Confidence among UK logistics providers fell in the second half of 2012, due to many expecting a worsening outlook in the future.
That is according to the latest UK Logistics Confidence Index, which stood at 52.5 for the final six months of last year, down 10 per cent from half one. The decline in confidence reflects changing levels of consumer demand, mounting pressure on margins and perpetual concerns over fuel costs.
Nearly half of all firms (42 per cent) who answered the survey are also anticipating a continuation of the challenging economic outlook that has characterised so much of the past five years, with no discernible change anticipated in the next six months.
On top of this, 41 per cent expect conditions to become even more difficult in the next half-year, a 58 per cent on the proportion feeling like this at the same time six months ago.
Despite this decline in confidence levels, the overall picture still remains relatively optimistic when looking at 2013, with most expecting to increase their profits (52 per cent) and capital expenditure (57 per cent) in the first half of 2013. Nearly four in ten (37 per cent) also expect to be in a position to take on new staff within this period, creating new careers in logistics as a result.

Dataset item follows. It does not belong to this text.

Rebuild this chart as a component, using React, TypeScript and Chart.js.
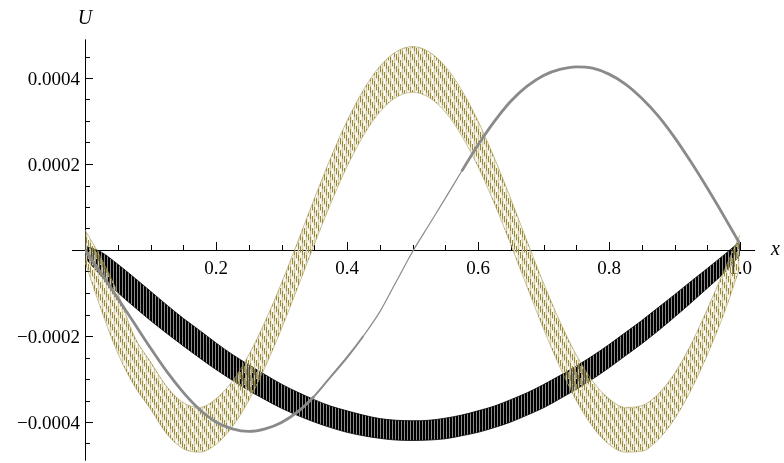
import React, { useEffect, useRef } from "react";
import { Chart, registerables } from "chart.js";

Chart.register(...registerables);

// x positions of the samples
const xs = [
  0, 0.025, 0.05, 0.075, 0.1, 0.125, 0.15, 0.175, 0.2, 0.225, 0.25, 0.275, 0.3, 0.325, 0.35, 0.375, 0.4, 0.425, 0.45,
  0.475, 0.5, 0.525, 0.55, 0.575, 0.6, 0.625, 0.65, 0.675, 0.7, 0.725, 0.75, 0.775, 0.8, 0.825, 0.85, 0.875, 0.9,
  0.925, 0.95, 0.975, 1.0,
];

// black oscillating band (upper / lower envelope)
const blackUpper = [
  10e-6, -5e-6, -33e-6, -64e-6, -96e-6, -128e-6, -159e-6, -187e-6, -216e-6, -243e-6, -267e-6, -290e-6, -312e-6,
  -331e-6, -348e-6, -363e-6, -374e-6, -384e-6, -392e-6, -396e-6, -397e-6, -396e-6, -391e-6, -384e-6, -374e-6,
  -363e-6, -348e-6, -332e-6, -313e-6, -292e-6, -270e-6, -246e-6, -220e-6, -192e-6, -164e-6, -134e-6, -104e-6,
  -73e-6, -43e-6, -12e-6, 20e-6,
];
const blackLower = [
  -18e-6, -61e-6, -99e-6, -132e-6, -164e-6, -194e-6, -223e-6, -251e-6, -278e-6, -303e-6, -327e-6, -348e-6, -368e-6,
  -385e-6, -400e-6, -413e-6, -424e-6, -432e-6, -438e-6, -442e-6, -443e-6, -442e-6, -439e-6, -432e-6, -424e-6,
  -413e-6, -400e-6, -384e-6, -367e-6, -346e-6, -324e-6, -300e-6, -274e-6, -246e-6, -218e-6, -188e-6, -156e-6,
  -123e-6, -89e-6, -54e-6, -12e-6,
];

// olive oscillating band (upper / lower envelope)
const oliveUpper = [
  47e-6, -20e-6, -100e-6, -200e-6, -260e-6, -318e-6, -355e-6, -366e-6, -346e-6, -305e-6, -244e-6, -166e-6, -77e-6,
  20e-6, 119e-6, 214e-6, 300e-6, 372e-6, 427e-6, 461e-6, 473e-6, 461e-6, 427e-6, 372e-6, 300e-6, 214e-6, 119e-6,
  20e-6, -77e-6, -166e-6, -244e-6, -305e-6, -346e-6, -366e-6, -362e-6, -335e-6, -287e-6, -220e-6, -138e-6, -50e-6,
  35e-6,
];
const oliveLower = [
  -28e-6, -140e-6, -240e-6, -315e-6, -370e-6, -428e-6, -462e-6, -470e-6, -452e-6, -411e-6, -350e-6, -272e-6,
  -183e-6, -86e-6, 13e-6, 108e-6, 194e-6, 266e-6, 321e-6, 355e-6, 367e-6, 355e-6, 321e-6, 266e-6, 194e-6, 108e-6,
  13e-6, -86e-6, -183e-6, -272e-6, -350e-6, -411e-6, -452e-6, -470e-6, -468e-6, -441e-6, -393e-6, -326e-6,
  -244e-6, -150e-6, -40e-6,
];

// thin gray curve
const grayValues = [
  0, -55e-6, -112e-6, -170e-6, -228e-6, -283e-6, -331e-6, -371e-6, -400e-6, -416e-6, -422e-6, -416e-6, -401e-6,
  -376e-6, -340e-6, -295e-6, -250e-6, -200e-6, -144e-6, -74e-6, -4e-6, 58e-6, 120e-6, 183e-6, 244e-6, 299e-6,
  346e-6, 381e-6, 406e-6, 420e-6, 426e-6, 423e-6, 409e-6, 386e-6, 353e-6, 312e-6, 262e-6, 205e-6, 144e-6, 80e-6,
  14e-6,
];

// axes ticks
const xMajorTicks = [0.2, 0.4, 0.6, 0.8, 1.0];
const xTickLabels = ["0.2", "0.4", "0.6", "0.8", "1.0"];
const xMinorTicks = [0.05, 0.1, 0.15, 0.25, 0.3, 0.35, 0.45, 0.5, 0.55, 0.65, 0.7, 0.75, 0.85, 0.9, 0.95];
const yMajorTicks = [-0.0004, -0.0002, 0.0002, 0.0004];
const yTickLabels = ["\u22120.0004", "\u22120.0002", "0.0002", "0.0004"];
const yMinorTicks = [
  -0.00045, -0.00035, -0.0003, -0.00025, -0.00015, -0.0001, -0.00005, 0.00005, 0.0001, 0.00015, 0.00025, 0.0003,
  0.00035, 0.00045,
];

const pts = (vals: number[]) => vals.map((v, i) => ({ x: xs[i], y: v }));

function makeStripePattern(ctx: CanvasRenderingContext2D, cols: string[]) {
  const c = document.createElement("canvas");
  c.width = cols.length;
  c.height = 1;
  const g = c.getContext("2d")!;
  cols.forEach((col, i) => {
    if (col) {
      g.fillStyle = col;
      g.fillRect(i, 0, 1, 1);
    }
  });
  return ctx.createPattern(c, "repeat")!;
}

// criss-cross hatch of short vertical strokes
function makeHatchPattern(ctx: CanvasRenderingContext2D, dark: string, light: string, faint: string) {
  const w = 8;
  const h = 12;
  const c = document.createElement("canvas");
  c.width = w;
  c.height = h;
  const g = c.getContext("2d")!;
  for (let col = 0; col < w; col++) {
    for (let r = 0; r < h; r++) {
      let fill = "";
      if (col % 2 === 0) {
        const k = col / 2;
        if ((((r - 3 * k) % h) + h) % h < 6) fill = dark;
        else if ((((r + 3 * k) % h) + h) % h < 7) fill = light;
      } else {
        fill = faint;
      }
      if (fill) {
        g.fillStyle = fill;
        g.fillRect(col, r, 1, 1);
      }
    }
  }
  return ctx.createPattern(c, "repeat")!;
}

const axesPlugin = {
  id: "mmaAxes",
  beforeDatasetsDraw(chart: any) {
    const ctx: CanvasRenderingContext2D = chart.ctx;
    const xs_ = chart.scales.x;
    const ys_ = chart.scales.y;
    const ca = chart.chartArea;
    const x0 = xs_.getPixelForValue(0);
    const y0 = ys_.getPixelForValue(0);
    ctx.save();
    ctx.strokeStyle = "#000";
    ctx.lineWidth = 1;
    ctx.beginPath();
    ctx.moveTo(x0 - 13, Math.round(y0) + 0.5);
    ctx.lineTo(xs_.getPixelForValue(1.023), Math.round(y0) + 0.5);
    ctx.moveTo(Math.round(x0) + 0.5, ca.top);
    ctx.lineTo(Math.round(x0) + 0.5, ca.bottom);
    ctx.stroke();
    ctx.beginPath();
    xMinorTicks.forEach((t) => {
      const px = Math.round(xs_.getPixelForValue(t)) + 0.5;
      ctx.moveTo(px, y0);
      ctx.lineTo(px, y0 - 5);
    });
    xMajorTicks.forEach((t) => {
      const px = Math.round(xs_.getPixelForValue(t)) + 0.5;
      ctx.moveTo(px, y0);
      ctx.lineTo(px, y0 - 8);
    });
    yMinorTicks.forEach((t) => {
      const py = Math.round(ys_.getPixelForValue(t)) + 0.5;
      ctx.moveTo(x0, py);
      ctx.lineTo(x0 + 5, py);
    });
    yMajorTicks.forEach((t) => {
      const py = Math.round(ys_.getPixelForValue(t)) + 0.5;
      ctx.moveTo(x0, py);
      ctx.lineTo(x0 + 8, py);
    });
    ctx.stroke();
    ctx.fillStyle = "#000";
    ctx.font = '19px "Liberation Serif"';
    ctx.textAlign = "center";
    ctx.textBaseline = "alphabetic";
    xMajorTicks.forEach((t, i) => {
      ctx.fillText(xTickLabels[i], xs_.getPixelForValue(t), y0 + 23.5);
    });
    ctx.textAlign = "right";
    yMajorTicks.forEach((t, i) => {
      ctx.fillText(yTickLabels[i], x0 - 5, ys_.getPixelForValue(t) + 6.5);
    });
    ctx.font = 'italic 20px "Liberation Serif"';
    ctx.textAlign = "center";
    ctx.fillText("U", x0, 23.5);
    ctx.textAlign = "left";
    ctx.fillText("x", 771, y0 + 5);
    ctx.restore();
  },
};

export default function App() {
  const ref = useRef<HTMLCanvasElement>(null);
  useEffect(() => {
    document.body.style.margin = "0";
    const canvas = ref.current!;
    const ctx = canvas.getContext("2d")!;
    const blackPat = makeStripePattern(ctx, ["#000", "#000", "rgba(0,0,0,0.45)"]);
    const olivePat = makeHatchPattern(ctx, "#978a3c", "rgba(210,202,160,0.95)", "rgba(214,206,165,0.35)");
    const grayWidth = (c: any) => {
      const x = c.p0.parsed.x;
      if (x >= 0.425 && x < 0.575) return 1.2;
      if (x >= 0.35 && x < 0.425) return 2;
      return 2.8;
    };
    const chart = new Chart(canvas, {
      type: "line",
      data: {
        datasets: [
          {
            data: pts(blackLower),
            borderColor: "rgba(0,0,0,0.8)",
            borderWidth: 1,
            pointRadius: 0,
            fill: false,
            cubicInterpolationMode: "monotone",
            order: 60,
          },
          {
            data: pts(blackUpper),
            borderColor: "rgba(0,0,0,0.8)",
            borderWidth: 1,
            pointRadius: 0,
            fill: "-1",
            backgroundColor: blackPat,
            cubicInterpolationMode: "monotone",
            order: 50,
          },
          {
            data: pts(oliveLower),
            borderColor: "rgba(165,152,80,0.6)",
            borderWidth: 1,
            pointRadius: 0,
            fill: false,
            cubicInterpolationMode: "monotone",
            order: 40,
          },
          {
            data: pts(oliveUpper),
            borderColor: "rgba(165,152,80,0.6)",
            borderWidth: 1,
            pointRadius: 0,
            fill: "-1",
            backgroundColor: olivePat,
            cubicInterpolationMode: "monotone",
            order: 30,
          },
          {
            data: pts(grayValues),
            borderColor: "#8a8a8a",
            borderWidth: 2.6,
            pointRadius: 0,
            fill: false,
            cubicInterpolationMode: "monotone",
            segment: { borderWidth: grayWidth },
            order: 10,
          },
        ],
      },
      options: {
        animation: false,
        responsive: false,
        devicePixelRatio: 1,
        layout: { padding: { left: 85, right: 44, top: 39.3, bottom: 2.3 } },
        plugins: { legend: { display: false }, tooltip: { enabled: false }, title: { display: false } },
        scales: {
          x: { type: "linear", min: 0, max: 1, display: false },
          y: { type: "linear", min: -0.00049, max: 0.00049, display: false },
        },
      },
      plugins: [axesPlugin],
    });
    return () => chart.destroy();
  }, []);
  return <canvas ref={ref} width={784} height={463} style={{ display: "block", width: 784, height: 463 }} />;
}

When it comes to new methods of achieving growth, innovation in the supply chain is expected to be key, with 28 per cent planning to invest in IT and 24 per cent in collaborative solutions.
Rob Riddleston, head of transport and logistics at Barclays, said: "Logistics businesses have often been viewed as 'commodity' type providers by their customers, and therefore the development and offering of new services across the entire supply chain will help to change this perception.
"Greater opportunities in collaboration exist, but the challenge is getting the much needed buy-in and change amongst all customers."